Silicon Vally NDEW event sets world record – will EV Events like this last beyond past the early adopter phase for electric vehicles?

From the viewpoint Silicon Valley’s award-winning National Drive Electric Week celebration yesterday, electric cars are becoming mainstream.  Our region is enjoying the highest rate of electric car sales in the country, and for our 2014 NDEW event we had the intention to have the largest assemblage of electric vehicles anywhere.  While we achieved that goal, what sank in for me is the rate of change in electric vehicle adoption.
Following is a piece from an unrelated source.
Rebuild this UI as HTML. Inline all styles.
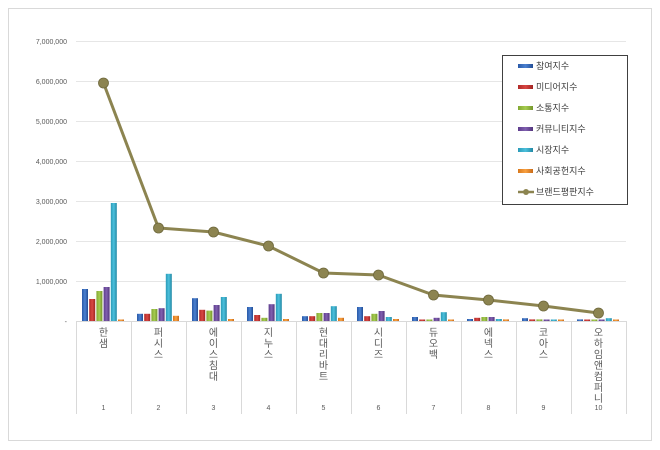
<!DOCTYPE html>
<html><head><meta charset="utf-8"><style>
html,body{margin:0;padding:0;background:#fff;}
svg{display:block;font-family:"Liberation Sans","Noto Sans CJK KR",sans-serif;}
</style></head><body>
<svg width="660" height="450" viewBox="0 0 660 450" xmlns="http://www.w3.org/2000/svg">
<defs>
<linearGradient id="g0" x1="0" x2="1"><stop offset="0" stop-color="#2a5aa8"/><stop offset="0.5" stop-color="#4a80d0"/><stop offset="1" stop-color="#234d94"/></linearGradient>
<linearGradient id="g1" x1="0" x2="1"><stop offset="0" stop-color="#b02a28"/><stop offset="0.5" stop-color="#d84642"/><stop offset="1" stop-color="#a02422"/></linearGradient>
<linearGradient id="g2" x1="0" x2="1"><stop offset="0" stop-color="#82a832"/><stop offset="0.5" stop-color="#a6cc50"/><stop offset="1" stop-color="#74962c"/></linearGradient>
<linearGradient id="g3" x1="0" x2="1"><stop offset="0" stop-color="#5e3c8c"/><stop offset="0.5" stop-color="#8060b0"/><stop offset="1" stop-color="#52347c"/></linearGradient>
<linearGradient id="g4" x1="0" x2="1"><stop offset="0" stop-color="#2a9ab8"/><stop offset="0.5" stop-color="#4cc0dc"/><stop offset="1" stop-color="#2288a4"/></linearGradient>
<linearGradient id="g5" x1="0" x2="1"><stop offset="0" stop-color="#d8781c"/><stop offset="0.5" stop-color="#f8a040"/><stop offset="1" stop-color="#c86a18"/></linearGradient>
</defs>
<rect x="8.5" y="8.5" width="643" height="432" fill="#fff" stroke="#d9d9d9"/>
<g stroke="#e6e6e6" stroke-width="1">
<line x1="76" x2="626" y1="41.5" y2="41.5"/><line x1="76" x2="626" y1="81.5" y2="81.5"/>
<line x1="76" x2="626" y1="121.5" y2="121.5"/><line x1="76" x2="626" y1="161.5" y2="161.5"/>
<line x1="76" x2="626" y1="201.5" y2="201.5"/><line x1="76" x2="626" y1="241.5" y2="241.5"/>
<line x1="76" x2="626" y1="281.5" y2="281.5"/>
</g>
<g stroke="#d9d9d9">
<line x1="76" x2="626" y1="321.5" y2="321.5"/>
<line x1="76.5" x2="76.5" y1="321" y2="414"/><line x1="131.5" x2="131.5" y1="321" y2="414"/>
<line x1="186.5" x2="186.5" y1="321" y2="414"/><line x1="241.5" x2="241.5" y1="321" y2="414"/>
<line x1="296.5" x2="296.5" y1="321" y2="414"/><line x1="351.5" x2="351.5" y1="321" y2="414"/>
<line x1="406.5" x2="406.5" y1="321" y2="414"/><line x1="461.5" x2="461.5" y1="321" y2="414"/>
<line x1="516.5" x2="516.5" y1="321" y2="414"/><line x1="571.5" x2="571.5" y1="321" y2="414"/>
<line x1="626.5" x2="626.5" y1="321" y2="414"/>
</g>
<g font-size="7" fill="#595959" text-anchor="end">
<text x="67" y="44">7,000,000</text><text x="67" y="84">6,000,000</text>
<text x="67" y="124">5,000,000</text><text x="67" y="164">4,000,000</text>
<text x="67" y="204">3,000,000</text><text x="67" y="244">2,000,000</text>
<text x="67" y="284">1,000,000</text><text x="67" y="324">-</text>
</g>
<g transform="translate(82,321) scale(1,-1)"><rect x="0" width="6" height="32" fill="url(#g0)"/><rect x="7.2" width="6" height="22" fill="url(#g1)"/><rect x="14.4" width="6" height="30" fill="url(#g2)"/><rect x="21.6" width="6" height="34" fill="url(#g3)"/><rect x="28.8" width="6" height="118" fill="url(#g4)"/><rect x="36" width="6" height="1.5" fill="url(#g5)"/></g>
<g transform="translate(137,321) scale(1,-1)"><rect x="0" width="6" height="7.2" fill="url(#g0)"/><rect x="7.2" width="6" height="7.2" fill="url(#g1)"/><rect x="14.4" width="6" height="12" fill="url(#g2)"/><rect x="21.6" width="6" height="12.8" fill="url(#g3)"/><rect x="28.8" width="6" height="47.2" fill="url(#g4)"/><rect x="36" width="6" height="5.2" fill="url(#g5)"/></g>
<g transform="translate(192,321) scale(1,-1)"><rect x="0" width="6" height="22.8" fill="url(#g0)"/><rect x="7.2" width="6" height="11.2" fill="url(#g1)"/><rect x="14.4" width="6" height="10.4" fill="url(#g2)"/><rect x="21.6" width="6" height="16" fill="url(#g3)"/><rect x="28.8" width="6" height="24" fill="url(#g4)"/><rect x="36" width="6" height="2" fill="url(#g5)"/></g>
<g transform="translate(247,321) scale(1,-1)"><rect x="0" width="6" height="14" fill="url(#g0)"/><rect x="7.2" width="6" height="6" fill="url(#g1)"/><rect x="14.4" width="6" height="3.2" fill="url(#g2)"/><rect x="21.6" width="6" height="16.8" fill="url(#g3)"/><rect x="28.8" width="6" height="27.2" fill="url(#g4)"/><rect x="36" width="6" height="2" fill="url(#g5)"/></g>
<g transform="translate(302,321) scale(1,-1)"><rect x="0" width="6" height="4.8" fill="url(#g0)"/><rect x="7.2" width="6" height="4.8" fill="url(#g1)"/><rect x="14.4" width="6" height="8" fill="url(#g2)"/><rect x="21.6" width="6" height="8" fill="url(#g3)"/><rect x="28.8" width="6" height="14.8" fill="url(#g4)"/><rect x="36" width="6" height="3.2" fill="url(#g5)"/></g>
<g transform="translate(357,321) scale(1,-1)"><rect x="0" width="6" height="14" fill="url(#g0)"/><rect x="7.2" width="6" height="4.8" fill="url(#g1)"/><rect x="14.4" width="6" height="7.2" fill="url(#g2)"/><rect x="21.6" width="6" height="10" fill="url(#g3)"/><rect x="28.8" width="6" height="4" fill="url(#g4)"/><rect x="36" width="6" height="2" fill="url(#g5)"/></g>
<g transform="translate(412,321) scale(1,-1)"><rect x="0" width="6" height="4" fill="url(#g0)"/><rect x="7.2" width="6" height="1.5" fill="url(#g1)"/><rect x="14.4" width="6" height="1.5" fill="url(#g2)"/><rect x="21.6" width="6" height="3.2" fill="url(#g3)"/><rect x="28.8" width="6" height="8.8" fill="url(#g4)"/><rect x="36" width="6" height="1.5" fill="url(#g5)"/></g>
<g transform="translate(467,321) scale(1,-1)"><rect x="0" width="6" height="2" fill="url(#g0)"/><rect x="7.2" width="6" height="3.2" fill="url(#g1)"/><rect x="14.4" width="6" height="4" fill="url(#g2)"/><rect x="21.6" width="6" height="4" fill="url(#g3)"/><rect x="28.8" width="6" height="2" fill="url(#g4)"/><rect x="36" width="6" height="1.6" fill="url(#g5)"/></g>
<g transform="translate(522,321) scale(1,-1)"><rect x="0" width="6" height="2.8" fill="url(#g0)"/><rect x="7.2" width="6" height="1.6" fill="url(#g1)"/><rect x="14.4" width="6" height="1.6" fill="url(#g2)"/><rect x="21.6" width="6" height="1.5" fill="url(#g3)"/><rect x="28.8" width="6" height="1.5" fill="url(#g4)"/><rect x="36" width="6" height="1.5" fill="url(#g5)"/></g>
<g transform="translate(577,321) scale(1,-1)"><rect x="0" width="6" height="1.6" fill="url(#g0)"/><rect x="7.2" width="6" height="1.5" fill="url(#g1)"/><rect x="14.4" width="6" height="1.5" fill="url(#g2)"/><rect x="21.6" width="6" height="1.5" fill="url(#g3)"/><rect x="28.8" width="6" height="2.8" fill="url(#g4)"/><rect x="36" width="6" height="1.5" fill="url(#g5)"/></g>
<g font-size="10" fill="#595959" text-anchor="middle">
<text x="103.5" y="336">한</text><text x="103.5" y="347">샘</text>
<text x="158.5" y="336">퍼</text><text x="158.5" y="347">시</text><text x="158.5" y="358">스</text>
<text x="213.5" y="336">에</text><text x="213.5" y="347">이</text><text x="213.5" y="358">스</text><text x="213.5" y="369">침</text><text x="213.5" y="380">대</text>
<text x="268.5" y="336">지</text><text x="268.5" y="347">누</text><text x="268.5" y="358">스</text>
<text x="323.5" y="336">현</text><text x="323.5" y="347">대</text><text x="323.5" y="358">리</text><text x="323.5" y="369">바</text><text x="323.5" y="380">트</text>
<text x="378.5" y="336">시</text><text x="378.5" y="347">디</text><text x="378.5" y="358">즈</text>
<text x="433.5" y="336">듀</text><text x="433.5" y="347">오</text><text x="433.5" y="358">백</text>
<text x="488.5" y="336">에</text><text x="488.5" y="347">넥</text><text x="488.5" y="358">스</text>
<text x="543.5" y="336">코</text><text x="543.5" y="347">아</text><text x="543.5" y="358">스</text>
<text x="598.5" y="336">오</text><text x="598.5" y="347">하</text><text x="598.5" y="358">임</text><text x="598.5" y="369">앤</text><text x="598.5" y="380">컴</text><text x="598.5" y="391">퍼</text><text x="598.5" y="402">니</text>
</g>
<g font-size="7" fill="#595959" text-anchor="middle">
<text x="103.5" y="410">1</text><text x="158.5" y="410">2</text><text x="213.5" y="410">3</text><text x="268.5" y="410">4</text><text x="323.5" y="410">5</text>
<text x="378.5" y="410">6</text><text x="433.5" y="410">7</text><text x="488.5" y="410">8</text><text x="543.5" y="410">9</text><text x="598.5" y="410">10</text>
</g>
<polyline fill="none" stroke="#8c8450" stroke-width="3" points="103.5,83 158.5,228 213.5,232 268.5,246 323.5,273 378.5,275 433.5,295 488.5,300 543.5,306 598.5,313"/>
<g fill="#8c8450" stroke="#6e683c" stroke-width="0.8">
<circle cx="103.5" cy="83" r="5"/><circle cx="158.5" cy="228" r="5"/><circle cx="213.5" cy="232" r="5"/><circle cx="268.5" cy="246" r="5"/><circle cx="323.5" cy="273" r="5"/>
<circle cx="378.5" cy="275" r="5"/><circle cx="433.5" cy="295" r="5"/><circle cx="488.5" cy="300" r="5"/><circle cx="543.5" cy="306" r="5"/><circle cx="598.5" cy="313" r="5"/>
</g>
<rect x="502.5" y="55.5" width="125" height="149" fill="#fff" stroke="#404040"/>
<g font-size="9" fill="#404040">
<rect x="518" y="64" width="15" height="4" fill="url(#g0)"/><text x="536" y="69">참여지수</text>
<rect x="518" y="85" width="15" height="4" fill="url(#g1)"/><text x="536" y="90">미디어지수</text>
<rect x="518" y="106" width="15" height="4" fill="url(#g2)"/><text x="536" y="111">소통지수</text>
<rect x="518" y="127" width="15" height="4" fill="url(#g3)"/><text x="536" y="132">커뮤니티지수</text>
<rect x="518" y="148" width="15" height="4" fill="url(#g4)"/><text x="536" y="153">시장지수</text>
<rect x="518" y="169" width="15" height="4" fill="url(#g5)"/><text x="536" y="174">사회공헌지수</text>
<line x1="518" x2="534" y1="192" y2="192" stroke="#8c8450" stroke-width="2.5"/><circle cx="526" cy="192" r="3" fill="#8c8450"/><text x="536" y="195">브랜드평판지수</text>
</g>
</svg>
</body></html>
The official count we had 507 electric vehicles in our EV Parade, officially certified by the Guinness Book of World Records staff.  As a participant, looking over the sea of electric cars you see in that picture, I thought surely we’d had 700 or so cars in the parade.  The Guinness representative did say he had to rule out various classes of vehicles – the plug-in hybrids, or the electric bicycles, didn’t count because they aren’t powered solely by electricity.  Likewise, they only counted the vehicles that made the full distance of the parade (about 2 miles).

The previous record, Stuttgart Germany, was 481 vehicles, set in May 2014, and the previous record was closer to 400 vehicles, set somewhere in Canada in April 2014.  Silicon Valley is throwing down the challenge to any other group around the world who thinks they can beat our record.  Go for it!

What’s important isn’t that one group or another currently holds the record.  Instead the importance is that this is a sign of the growth of electric vehicle adoption.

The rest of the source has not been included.